Engineering firm, Sulzer Electro Mechanical Services, has been fined £86,000 after two workers were thrown from the chuck of a large vertical boring machine and seriously injured
Birmingham Magistrates’ Court heard how on 5 September 2018, two employees of Sulzer Electro Mechanical Services (UK), were standing on the chuck of a large vertical boring machine at a site in Bordesley, Birmingham, to set it. The start button was unintentionally pressed and, despite the interlocked perimeter fencing access doors being open, the chuck started to rotate.
An investigation by the Health and Safety Executive (HSE) found that the interlocks on the perimeter fencing access doors were not working, and there were no safety checks in place to ensure that the interlocks were in working order.
Sulzer Electro Mechanical Services (UK) pleaded guilty to breaching Section 2(1) of the Health and Safety at Work Act 1974. The company has been fined £86,000 and ordered to pay costs of £2,111.48.
Speaking after the hearing, HSE inspector Christopher Maher said “We hope that as a result of this case, industry will better understand the importance of maintaining effective control measures.
“It is important that guarding arrangements, including interlocks, are checked regularly, to ensure that they are in good repair and efficient working order.”

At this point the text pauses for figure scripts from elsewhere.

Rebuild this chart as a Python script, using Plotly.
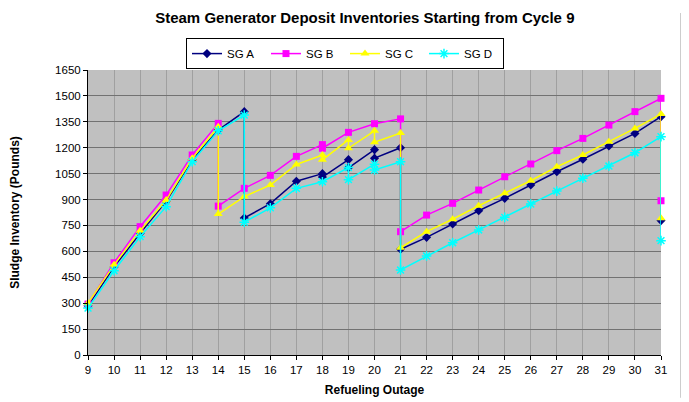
import plotly.graph_objects as go

x_a = [9, 10, 11, 12, 13, 14, 15, 15, 16, 17, 18, 18, 19, 19, 20, 20, 21, 21,
       22, 23, 24, 25, 26, 27, 28, 29, 30, 31, 31]
y_a = [285, 510, 704, 890, 1130, 1302, 1409, 793, 876, 1006, 1050, 1030, 1131, 1084,
       1189, 1139, 1200, 612, 681, 758, 835, 907, 984, 1061, 1133, 1210, 1283, 1380, 778]

x_b = [9, 10, 11, 12, 13, 14, 14, 15, 16, 17, 18, 18, 19, 20, 21, 21,
       22, 23, 24, 25, 26, 27, 28, 29, 30, 31, 31]
y_b = [295, 534, 743, 926, 1158, 1341, 862, 965, 1040, 1150, 1218, 1197, 1289, 1339,
       1367, 714, 810, 878, 955, 1032, 1106, 1183, 1254, 1331, 1409, 1486, 893]

x_c = [9, 10, 11, 12, 13, 14, 14, 15, 16, 17, 18, 18, 19, 19, 20, 20, 21, 21,
       22, 23, 24, 25, 26, 27, 28, 29, 30, 31, 31]
y_c = [300, 522, 720, 897, 1139, 1322, 816, 917, 984, 1103, 1158, 1130, 1245, 1197,
       1298, 1232, 1285, 621, 714, 786, 864, 936, 1009, 1090, 1158, 1235, 1312, 1395, 791]

x_d = [9, 10, 11, 12, 13, 14, 15, 15, 16, 17, 18, 19, 19, 20, 20, 21, 21,
       22, 23, 24, 25, 26, 27, 28, 29, 30, 31, 31]
y_d = [272, 488, 685, 859, 1119, 1298, 1389, 769, 852, 965, 1003, 1085, 1015, 1105,
       1071, 1119, 492, 573, 650, 724, 797, 874, 949, 1023, 1094, 1171, 1264, 662]

series = [
    ("SG A", x_a, y_a, "#000080", "diamond", 7),
    ("SG B", x_b, y_b, "#FF00FF", "square", 7),
    ("SG C", x_c, y_c, "#FFFF00", "triangle-up", 8),
    ("SG D", x_d, y_d, "#00FFFF", "asterisk-open", 8),
]

tick_x = list(range(9, 32))
tick_y = list(range(0, 1651, 150))

fig = go.Figure()
for name, xs, ys, col, sym, sz in series:
    fig.add_trace(go.Scatter(
        x=xs, y=ys, name=name, mode="lines+markers",
        line=dict(color=col, width=1.5),
        marker=dict(symbol=sym, size=sz, color=col,
                    line=dict(color=col, width=1.5 if sym == "asterisk-open" else 0)),
        cliponaxis=False,
    ))

font = "Liberation Sans, Arial, sans-serif"
fig.update_layout(
    width=681, height=394,
    margin=dict(l=80, r=28, t=62, b=47, autoexpand=False),
    paper_bgcolor="white",
    plot_bgcolor="#C0C0C0",
    font=dict(family=font, size=11.5, color="black"),
    title=dict(text="<b>Steam Generator Deposit Inventories Starting from Cycle 9</b>",
               x=0.524, xanchor="center", y=0.975, yanchor="middle",
               font=dict(size=15, family=font)),
    showlegend=True,
    legend=dict(orientation="h", x=0.4485, xanchor="center", y=1.112, yanchor="top",
                bgcolor="white", bordercolor="black", borderwidth=1,
                font=dict(size=11.5), entrywidth=34, entrywidthmode="pixels",
                itemwidth=30, tracegroupgap=0),
    xaxis=dict(range=[9, 31], tickvals=tick_x, ticktext=[str(v) for v in tick_x],
               showgrid=True, gridcolor="#A0A0A0", gridwidth=1,
               ticks="outside", ticklen=4, tickcolor="black",
               showline=True, linecolor="black", linewidth=1,
               zeroline=False, automargin=False,
               title=dict(text="<b>Refueling Outage</b>", font=dict(size=12), standoff=10)),
    yaxis=dict(range=[0, 1650], tickvals=tick_y, ticktext=[str(v) for v in tick_y],
               showgrid=True, gridcolor="#727272", gridwidth=1,
               ticks="outside", ticklen=4, tickcolor="black",
               showline=True, linecolor="black", linewidth=1,
               zeroline=False, automargin=False,
               title=dict(text="<b>Sludge Inventory (Pounds)</b>", font=dict(size=12), standoff=34)),
)

fig.add_shape(type="line", xref="paper", yref="paper", x0=1.035, x1=1.035, y0=-0.15, y1=1.2,
              layer="above", line=dict(color="#909090", width=1))

fig.write_html("out.html")
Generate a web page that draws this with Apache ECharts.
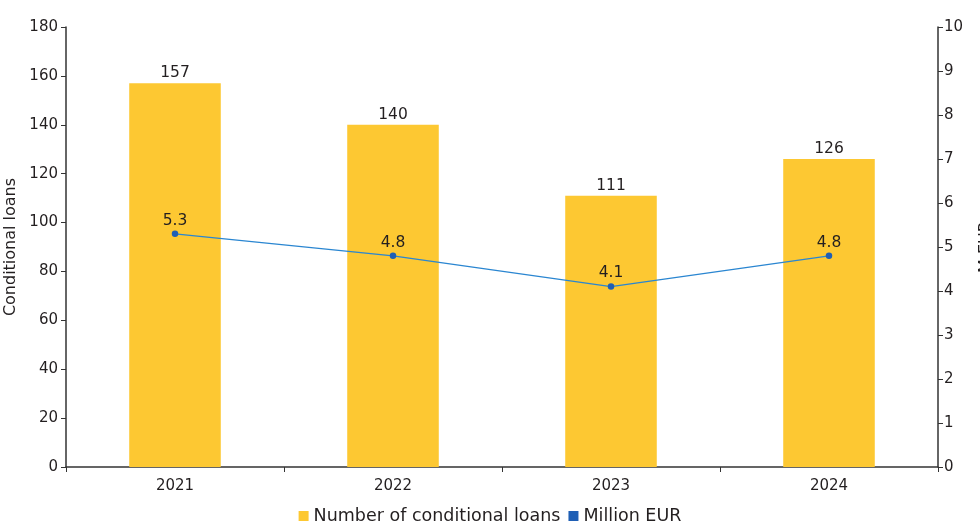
<!DOCTYPE html>
<html><head><meta charset="utf-8">
<script src="https://cdn.jsdelivr.net/npm/echarts@6/dist/echarts.min.js"></script>
<style>html,body{margin:0;padding:0;background:#fff}#c{width:980px;height:527px}</style>
</head><body><div id="c"></div>
<script>
const categories = ['2021','2022','2023','2024'];
const loans = [157, 140, 111, 126];
const millionEur = [5.3, 4.8, 4.1, 4.8];
const FONT = 'DejaVu Sans';
const TXT = '#231f20';
const chart = echarts.init(document.getElementById('c'));
chart.setOption({
  animation: false,
  textStyle: {fontFamily: FONT},
  grid: {left: 66, right: 42, top: 27, bottom: 60, containLabel: false, outerBoundsMode: 'none'},
  legend: {
    bottom: -3, left: 'center', itemWidth: 10, itemHeight: 10, itemGap: 8,
    icon: 'rect',
    textStyle: {fontFamily: FONT, fontSize: 17.5, color: TXT},
    data: ['Number of conditional loans', 'Million EUR']
  },
  xAxis: {
    type: 'category', data: categories,
    axisLine: {lineStyle: {color: '#333', width: 1.5}},
    axisTick: {show: true, length: 5, lineStyle: {color: '#333'}},
    axisLabel: {fontFamily: FONT, fontSize: 15, color: TXT, margin: 12}
  },
  yAxis: [{
    type: 'value', min: 0, max: 180, interval: 20,
    name: 'Conditional loans', nameLocation: 'middle', nameGap: 42, nameRotate: 90,
    nameTextStyle: {fontFamily: FONT, fontSize: 16, color: TXT},
    axisLine: {show: true, lineStyle: {color: '#333', width: 1.5}},
    axisTick: {show: true, length: 5, lineStyle: {color: '#333'}},
    axisLabel: {fontFamily: FONT, fontSize: 15, color: TXT, margin: 8},
    splitLine: {show: false}
  }, {
    type: 'value', min: 0, max: 10, interval: 1,
    name: 'M EUR', nameLocation: 'middle', nameGap: 40, nameRotate: 90,
    nameTextStyle: {fontFamily: FONT, fontSize: 16, color: TXT},
    axisLine: {show: true, lineStyle: {color: '#333', width: 1.5}},
    axisTick: {show: true, length: 5, lineStyle: {color: '#333'}},
    axisLabel: {fontFamily: FONT, fontSize: 15, color: TXT, margin: 6},
    splitLine: {show: false}
  }],
  series: [{
    name: 'Number of conditional loans', type: 'bar', data: loans,
    barWidth: '42%',
    itemStyle: {color: '#FDC832'},
    label: {show: true, position: 'top', fontFamily: FONT, fontSize: 15.5, color: TXT, distance: 2}
  }, {
    name: 'Million EUR', type: 'line', yAxisIndex: 1, data: millionEur,
    symbol: 'circle', symbolSize: 6.5,
    lineStyle: {color: '#2a86d1', width: 1.3},
    itemStyle: {color: '#1f5fb5'},
    label: {show: true, position: 'top', fontFamily: FONT, fontSize: 15.5, color: TXT, distance: 2}
  }]
});
</script></body></html>
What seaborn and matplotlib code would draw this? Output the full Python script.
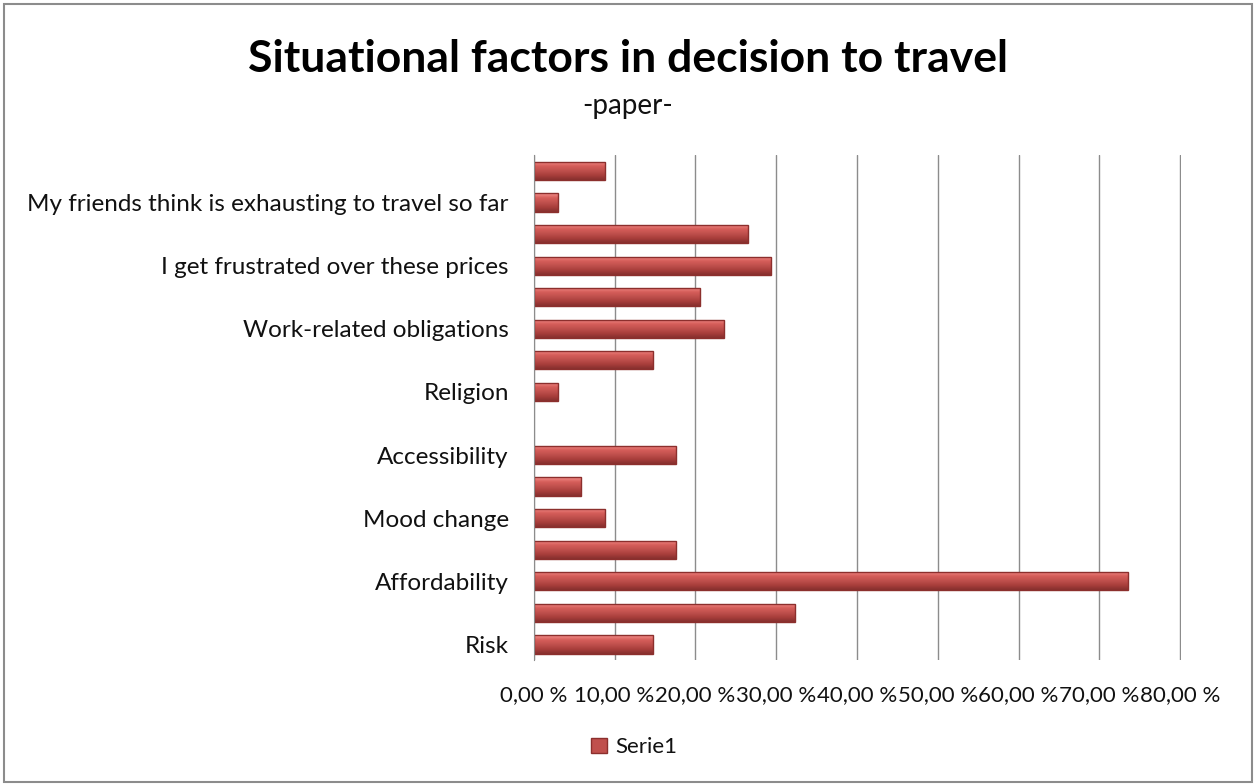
import numpy as np
import pandas as pd
import matplotlib
matplotlib.use('Agg')
import matplotlib.pyplot as plt
import seaborn as sns
from matplotlib.patches import Patch, Rectangle
from matplotlib.colors import LinearSegmentedColormap

sns.set_style('white')
plt.rcParams['font.family'] = ['Lato', 'DejaVu Sans']
plt.rcParams['text.color'] = '#111111'
plt.rcParams['xtick.color'] = '#111111'
plt.rcParams['ytick.color'] = '#111111'

# Categories from top to bottom (only every other label is shown in the original)
categories = ['hidden 8', 'My friends think is exhausting to travel so far',
              'hidden 7', 'I get frustrated over these prices',
              'hidden 6', 'Work-related obligations',
              'hidden 5', 'Religion',
              'hidden 4', 'Accessibility',
              'hidden 3', 'Mood change',
              'hidden 2', 'Affordability',
              'hidden 1', 'Risk']
shown = [False, True] * 8
values = [8.82, 2.94, 26.47, 29.41, 20.59, 23.53, 14.71, 2.94,
          0.0, 17.65, 5.88, 8.82, 17.65, 73.53, 32.35, 14.71]
xticks = [0, 10, 20, 30, 40, 50, 60, 70, 80]

df = pd.DataFrame({'factor': categories, 'pct': values})

fig = plt.figure(figsize=(12.56, 7.84), dpi=100)
ax = fig.add_axes([0.425, 0.158, 0.515, 0.644])

sns.barplot(data=df, y='factor', x='pct', color='#C0504D', width=0.58,
            edgecolor='#8C2F2D', linewidth=1.0, saturation=1, ax=ax)

# cylinder-ish shading like the Excel bars
shade = LinearSegmentedColormap.from_list('shade', ['#F4918D', '#D65E5A', '#C0504D', '#A83E3B', '#86302E'])
grad = np.linspace(0, 1, 64).reshape(-1, 1)
yl = ax.get_ylim()
for p in ax.patches:
    if p.get_width() <= 0:
        p.set_visible(False)
        continue
    x0, y0 = p.get_x(), p.get_y()
    im = ax.imshow(grad, cmap=shade, aspect='auto', interpolation='bicubic',
                   extent=(x0, x0 + p.get_width(), y0 + p.get_height(), y0), zorder=p.get_zorder())
    im.set_clip_path(p)
    p.set_facecolor('none')
    p.set_zorder(p.get_zorder() + 0.1)

ax.set_xlim(0, 80.05)
ax.set_ylim(yl)
ax.set_xticks(xticks)
ax.set_xticklabels([f'{t:.2f}'.replace('.', ',') + ' %' for t in xticks], fontsize=16)
ax.set_yticks(range(len(categories)))
ax.set_yticklabels([c if s else '' for c, s in zip(categories, shown)], fontsize=17.5)
ax.tick_params(axis='x', length=0, pad=18)
ax.tick_params(axis='y', length=0, pad=18)
ax.xaxis.grid(True, color='#8C8C8C', linewidth=1)
ax.set_axisbelow(True)
for side in ['top', 'right', 'bottom']:
    ax.spines[side].set_visible(False)
ax.spines['left'].set_color('#8C8C8C')
ax.set_xlabel('')
ax.set_ylabel('')

fig.text(0.5, 0.925, 'Situational factors in decision to travel', ha='center',
         va='center', fontsize=32, fontweight='bold', color='black')
fig.text(0.5, 0.865, '-paper-', ha='center', va='center', fontsize=20)

fig.legend(handles=[Patch(facecolor='#C0504D', edgecolor='#8C2F2D', label='Serie1')],
           loc='center', bbox_to_anchor=(0.505, 0.047), frameon=False, fontsize=16,
           handlelength=0.7, handleheight=0.7, handletextpad=0.4)

fig.patches.append(Rectangle((0.003, 0.003), 0.994, 0.992, transform=fig.transFigure,
                             fill=False, edgecolor='#8C8C8C', linewidth=1.5))

fig.savefig('out.png', dpi=100)
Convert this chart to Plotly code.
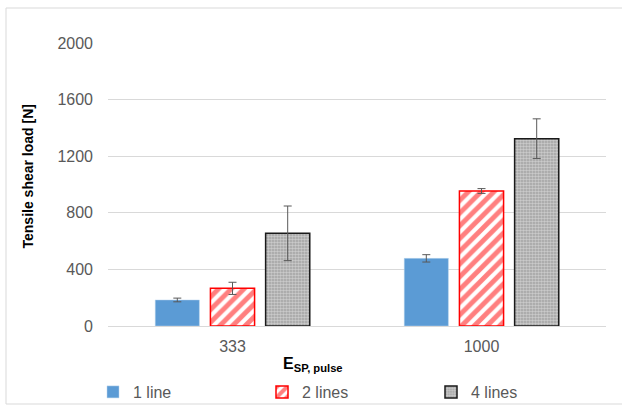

Section 2(1) of the Health and Safety at Work Act 1974
If the company employs more than four people, the employer must have a written health and safety policy consisting of three parts:
- Statement of intent – to include the aims and objectives for what will be achieved in terms of health and safety for the company;
- An organisation chart – stating who is responsible for health and safety within the company, and;
- An arrangements section – to contain all the necessary procedures for compliance with the relevant laws affecting the company, e.g. risk assessment procedure, along with all risk assessments, a fire evacuation procedure, with relevant training records.